В изображении жившего в это время в Петербурге баварца Ольри, сообщения которого были опубликованы вел. кн. Ник. Мих., общественное неудовольствие носит характер даже заговорщических предположений. Ольри всю интригу приписывает участникам бывшего дворянского переворота. «Пален и Зубов, — пишет он 18 сентября 1802 г., — в качестве вожаков заговора поставили императору Александру как условие — ограничение верховной власти и довольно свободно произносили слово "конституция"». Эта дворянская олигархия потерпела фиаско. «Партия Зубова и Палена, — продолжает баварец, — отличается своей к нему (Александру) ненавистью и не боится открыто называть его человеком ничтожным, неблагодарным и бесхарактерным.
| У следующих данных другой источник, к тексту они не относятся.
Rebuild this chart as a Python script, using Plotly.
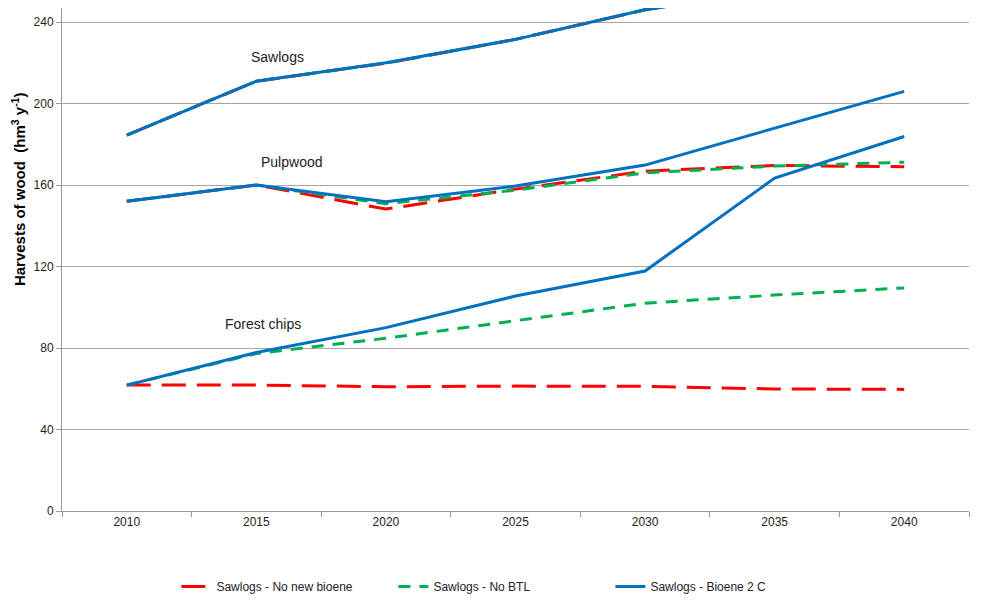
import plotly.graph_objects as go

years = ["2010", "2015", "2020", "2025", "2030", "2035", "2040"]

# harvests, hm3 per year
saw_no_new = [184.5, 211, 219.8, 231.5, 246, 256, 262]
saw_no_btl = [184.5, 211, 219.8, 231.5, 246, 256, 262]
saw_bioene = [184.5, 211, 220, 231.5, 246, 256, 262]

pulp_no_new = [152, 160, 148.2, 158, 166.8, 169.6, 169]
pulp_no_btl = [152, 160, 150.8, 157.5, 166, 169.3, 171.2]
pulp_bioene = [152, 160, 151.8, 159.5, 169.8, 188, 206]

chips_no_new = [61.8, 61.8, 61.0, 61.3, 61.2, 59.9, 59.7]
chips_no_btl = [61.8, 77.3, 84.8, 93.5, 102, 106, 109.5]
chips_bioene = [61.8, 77.8, 90, 105.5, 117.8, 163.4, 183.8]

RED = "#FF0000"
GREEN = "#00B050"
BLUE = "#0070C0"
red_dash = "24px,11px"
green_dash = "12px,9px"

fig = go.Figure()

series = [
    ("Sawlogs - No new bioene", saw_no_new, RED, red_dash, True),
    ("Sawlogs - No BTL", saw_no_btl, GREEN, green_dash, True),
    ("Sawlogs - Bioene 2 C", saw_bioene, BLUE, "solid", True),
    ("Pulpwood - No new bioene", pulp_no_new, RED, red_dash, False),
    ("Pulpwood - No BTL", pulp_no_btl, GREEN, green_dash, False),
    ("Pulpwood - Bioene 2 C", pulp_bioene, BLUE, "solid", False),
    ("Forest chips - No new bioene", chips_no_new, RED, red_dash, False),
    ("Forest chips - No BTL", chips_no_btl, GREEN, green_dash, False),
    ("Forest chips - Bioene 2 C", chips_bioene, BLUE, "solid", False),
]

for name, vals, col, dash, show in series:
    fig.add_trace(go.Scatter(
        x=years, y=vals, name=name, mode="lines",
        line=dict(color=col, width=3, dash=dash),
        showlegend=show,
    ))

# group labels
for txt, xp, yv in [("Sawlogs", 0.238, 222.8), ("Pulpwood", 0.254, 171.3),
                    ("Forest chips", 0.222, 91.8)]:
    fig.add_annotation(text=txt, xref="paper", yref="y", x=xp, y=yv,
                       xanchor="center", yanchor="middle",
                       showarrow=False, font=dict(size=14, color="#222"))

# y axis title, sits above the plot middle like the source
fig.add_annotation(text="<b>Harvests of wood  (hm<sup>3</sup> y<sup>-1</sup>)</b>",
                   xref="paper", yref="paper", x=-0.0485, y=0.64,
                   xanchor="center", yanchor="middle", textangle=-90,
                   showarrow=False, font=dict(family="Liberation Sans, Arial", size=15, color="#000"))

fig.update_layout(
    width=1000, height=600,
    margin=dict(l=54, r=39, t=0, b=97, autoexpand=False),
    plot_bgcolor="white", paper_bgcolor="white",
    font=dict(family="Liberation Sans Narrow, Liberation Sans, Arial", size=12, color="#222"),
    legend=dict(orientation="h", x=0.485, xanchor="center", y=-0.15, yanchor="middle",
                font=dict(size=12), entrywidth=172, entrywidthmode="pixels",
                tracegroupgap=0),
    xaxis=dict(type="category", range=[-0.5, 6.5], showline=True, linecolor="#999", linewidth=1,
               ticks="outside", tickson="boundaries", ticklen=5, tickcolor="#999",
               showgrid=False, tickfont=dict(size=12)),
    yaxis=dict(range=[0, 246.9], tickvals=[0, 40, 80, 120, 160, 200, 240],
               showline=True, linecolor="#999", linewidth=1,
               ticks="outside", ticklen=5, tickcolor="#999",
               gridcolor="#a6a6a6", gridwidth=1, zeroline=False,
               tickfont=dict(size=12)),
)

fig.write_html("out.html")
Если жизни его когда-нибудь будет грозить опасность, то несомненно эта опасность явится с этой стороны». Ссылаясь «на сведения из хорошего источника», Ольри свидетельствует, что партия Зубова начинает выдвигать вдовствующую императрицу: «в публике во множестве расточаются похвалы» по ее адресу. Наконец другие обращают свои взоры на императрицу царствующую. Общий вывод баварца таков: «Составляя гороскоп данного положения, я не считал бы слишком смелым высказать предположение, что этот кризис кончится или монархией аристократической, или же царствованием императрицы Елизаветы».
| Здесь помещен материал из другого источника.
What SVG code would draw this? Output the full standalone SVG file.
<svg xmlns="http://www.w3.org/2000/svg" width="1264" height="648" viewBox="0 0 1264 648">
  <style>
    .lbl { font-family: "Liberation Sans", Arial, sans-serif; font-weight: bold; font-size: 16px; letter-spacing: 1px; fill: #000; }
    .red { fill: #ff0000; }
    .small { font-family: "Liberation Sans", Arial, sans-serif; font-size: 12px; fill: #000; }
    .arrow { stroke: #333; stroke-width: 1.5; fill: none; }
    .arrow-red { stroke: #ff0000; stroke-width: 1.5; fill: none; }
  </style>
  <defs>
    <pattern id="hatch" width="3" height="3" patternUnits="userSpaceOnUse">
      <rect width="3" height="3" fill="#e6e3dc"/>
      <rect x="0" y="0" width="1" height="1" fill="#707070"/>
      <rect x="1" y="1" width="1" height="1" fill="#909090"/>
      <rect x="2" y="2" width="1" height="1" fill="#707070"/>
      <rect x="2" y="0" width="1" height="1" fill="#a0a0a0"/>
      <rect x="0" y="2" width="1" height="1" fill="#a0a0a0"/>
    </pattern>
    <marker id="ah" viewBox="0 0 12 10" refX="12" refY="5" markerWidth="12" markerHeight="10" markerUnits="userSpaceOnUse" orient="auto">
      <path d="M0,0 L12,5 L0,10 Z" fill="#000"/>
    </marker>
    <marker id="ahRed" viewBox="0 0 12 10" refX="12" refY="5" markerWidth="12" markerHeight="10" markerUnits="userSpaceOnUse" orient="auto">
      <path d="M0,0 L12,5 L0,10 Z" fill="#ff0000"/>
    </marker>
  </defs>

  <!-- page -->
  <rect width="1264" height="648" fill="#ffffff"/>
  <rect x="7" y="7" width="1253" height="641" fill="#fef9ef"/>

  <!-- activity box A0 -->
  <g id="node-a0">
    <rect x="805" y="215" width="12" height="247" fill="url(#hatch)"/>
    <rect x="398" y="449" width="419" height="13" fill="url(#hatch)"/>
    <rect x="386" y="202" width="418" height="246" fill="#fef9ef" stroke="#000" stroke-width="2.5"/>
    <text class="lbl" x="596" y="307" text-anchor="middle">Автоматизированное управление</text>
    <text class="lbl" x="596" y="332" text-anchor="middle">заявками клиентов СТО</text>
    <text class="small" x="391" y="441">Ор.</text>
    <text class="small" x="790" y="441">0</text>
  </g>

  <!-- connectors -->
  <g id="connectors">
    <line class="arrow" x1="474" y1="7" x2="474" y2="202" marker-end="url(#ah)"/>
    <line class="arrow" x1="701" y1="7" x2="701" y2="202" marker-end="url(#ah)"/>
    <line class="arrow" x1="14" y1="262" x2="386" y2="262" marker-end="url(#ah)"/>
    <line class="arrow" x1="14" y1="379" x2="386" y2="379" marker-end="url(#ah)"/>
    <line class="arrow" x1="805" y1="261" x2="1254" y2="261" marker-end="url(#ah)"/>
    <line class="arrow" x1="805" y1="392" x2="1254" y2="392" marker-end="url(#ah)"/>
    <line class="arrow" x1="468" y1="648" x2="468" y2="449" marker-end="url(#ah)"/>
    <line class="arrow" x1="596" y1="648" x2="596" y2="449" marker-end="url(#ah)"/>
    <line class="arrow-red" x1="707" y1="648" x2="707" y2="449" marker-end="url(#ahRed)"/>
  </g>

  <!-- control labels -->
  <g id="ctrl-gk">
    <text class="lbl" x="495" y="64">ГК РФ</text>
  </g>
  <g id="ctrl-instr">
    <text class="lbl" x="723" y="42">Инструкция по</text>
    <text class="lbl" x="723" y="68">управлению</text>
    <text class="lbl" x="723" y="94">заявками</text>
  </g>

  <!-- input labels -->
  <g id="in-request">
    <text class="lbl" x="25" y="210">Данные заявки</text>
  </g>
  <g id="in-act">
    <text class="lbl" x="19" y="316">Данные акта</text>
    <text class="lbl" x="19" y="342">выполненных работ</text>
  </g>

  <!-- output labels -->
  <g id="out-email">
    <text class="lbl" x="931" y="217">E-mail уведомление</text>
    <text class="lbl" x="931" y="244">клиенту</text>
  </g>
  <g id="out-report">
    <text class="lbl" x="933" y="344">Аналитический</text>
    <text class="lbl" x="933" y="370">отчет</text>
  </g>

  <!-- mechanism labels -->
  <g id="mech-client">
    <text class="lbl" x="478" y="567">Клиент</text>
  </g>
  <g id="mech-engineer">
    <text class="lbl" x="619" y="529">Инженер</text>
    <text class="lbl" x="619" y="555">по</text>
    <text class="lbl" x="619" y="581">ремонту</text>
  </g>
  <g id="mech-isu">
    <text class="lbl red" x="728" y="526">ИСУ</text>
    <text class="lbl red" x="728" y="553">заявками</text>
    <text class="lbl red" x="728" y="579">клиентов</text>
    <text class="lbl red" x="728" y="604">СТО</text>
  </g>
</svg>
Несомненно, в изложении баварца все преувеличено. Но тем не менее нет дыма без огня. Александр не мог не знать о разговорах в обществе, и, быть может, этими слухами и надо объяснить резкость его по отношению к описанному инциденту с сенатом: партия во главе с канцлером Воронцовым, замечает Ольри, под предлогом восстановления первоначального значения сената замышляет просить ограничения императорской власти. Эти петербургские «coteries» усиливались с каждым годом, по мере того как внешняя политика Александра терпела крушение.